Warm hands and a warm heart are the tools of her trade for Mary Rautenstrauch of Enterprise, practitioner of Reiki, an ancient art that promotes natural healing, stress reduction and relaxation.
Reiki, pronounced "ray key," means universal life energy, and is the energy that is channeled through the healer and received by the body of the recipient during a Reiki session.
"Everything around us is energy," explained Rautenstrauch. "When the energy in a person is not flowing properly, two things happen: pain and disease."
"I can feel congestion - I can't think of another word to describe it when the energy isn't flowing the way it should be," said Rautenstrauch. As she works on a client, her hands get warmer and warmer as a reiki session progresses. "Some people tell me they feel like hot pads."

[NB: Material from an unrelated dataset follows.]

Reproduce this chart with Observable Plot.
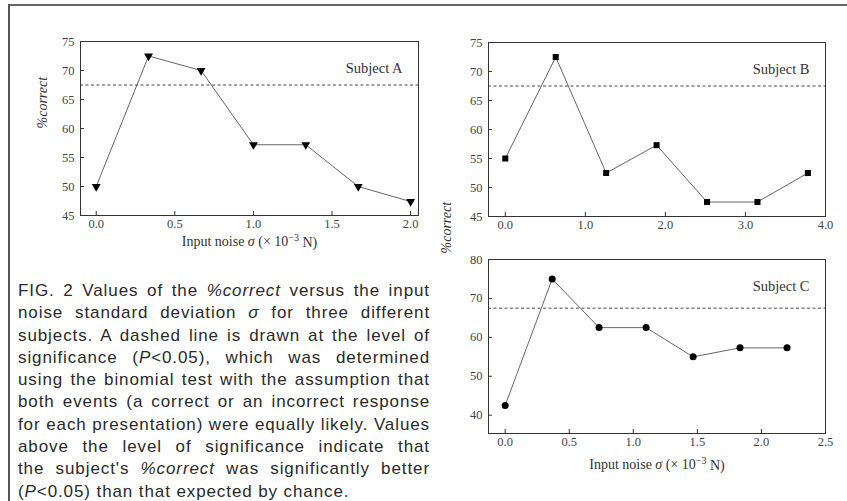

A Reiki treatment essentially consists of placing hands on different energy points on the body, an ancient technique common to many spiritual traditions. In a typical Reiki treatment, the client lies down (fully clothed) on a padded treatment table. Energy is transferred to the client through the hands of the practitioner in a sequence of positions.
Treatment starts with the client's head, then covers the abdomen from just below the ribs to the lower belly. The client turns over, and the practitioner then works gradually from the top of the back to the tailbone. In each position, the hands are simply rested on the client for 3-5 minutes. A full treatment usually takes about an hour.
While Rautenstrauch said most people will benefit from Reiki, those who experience chronic pain or are healing from some sort of trauma probably benefit the most. Some hospitals even incorporate Reiki in their treatment programs, and nurses, who have long known about "the healing touch," are learning the technique, she said.
There is a $20 an hour charge, but Rautenstrauch said she will work around a client's financial situation. "I don't do it for the money," said Rautenstrauch. "It's made me feel so good, I want to share it with other people."
Best known as the longtime no-nonsense manager of the OK Theatre in Enterprise, Rautenstrauch was introduced to Reiki about seven years ago when she was experiencing chronic muscle pain as the results of surgery she'd gone through in 1994. The traumatic operation left her with two steel rods and six screws in her spine and fused from the waist.
While the surgery had relieved 65-75 percent of the intense, constant back pain and accompanying migraines that had made it hard to carry on a normal life, because of the fusion the muscles in her lower back were usually knotted. Regular trips to local masseuse, who "had fits trying to get the knots out", eased the pain only partially and briefly. "I was battling the muscle issue all the time. It was like a bad toothache," she said.
A new friend, Julie Anderson of Enterprise, turned out to be a Reiki master, and gave Mary her first Reiki treatment in 1996. "I was amazed at how good I felt," she remembered. Eventually Rautenstrauch became an apprentice to Anderson, who also owns a business called Winter's End, which deals in natural health products. Rautenstrauch achieved her first level certificate in 2001. She's now a Level 2 practitioner, with additional "attunements" divulged to increase her effectiveness at each level.
She said she conducts an average of two to five sessions a week. The fact that approximately 90 percent of her clients return for additional sessions speaks for the therapy's effectiveness.
Her clients have included the entire Joseph High School volleyball team, brought in by their coach for a Reiki session, and many who suffer some type of pain, including migraine headaches. "There's no quick fix," she said, then told about a regular customer calling her with a migraine she had been unable to shake for three days. It was gone by the end of an hour-long session.
One skeptical client told someone before she visited Rautenstrauch for the first time she was going for a "voodoo" treatment. When she returned for a second treatment, Rautenstrauch jokingly met her at the door with her version of a voodoo doll.
Rautenstrauch said that Reiki is no replacement for traditional medical treatment, it isn't used for disease diagnosis and no cures are promised. However, she feels almost everyone can benefit.
"It's changed my life," she said. Not only has the pain been relieved, but her approach toward problems has also changed. "I used to feel like I needed to fix everything. Now I've learned to let it go."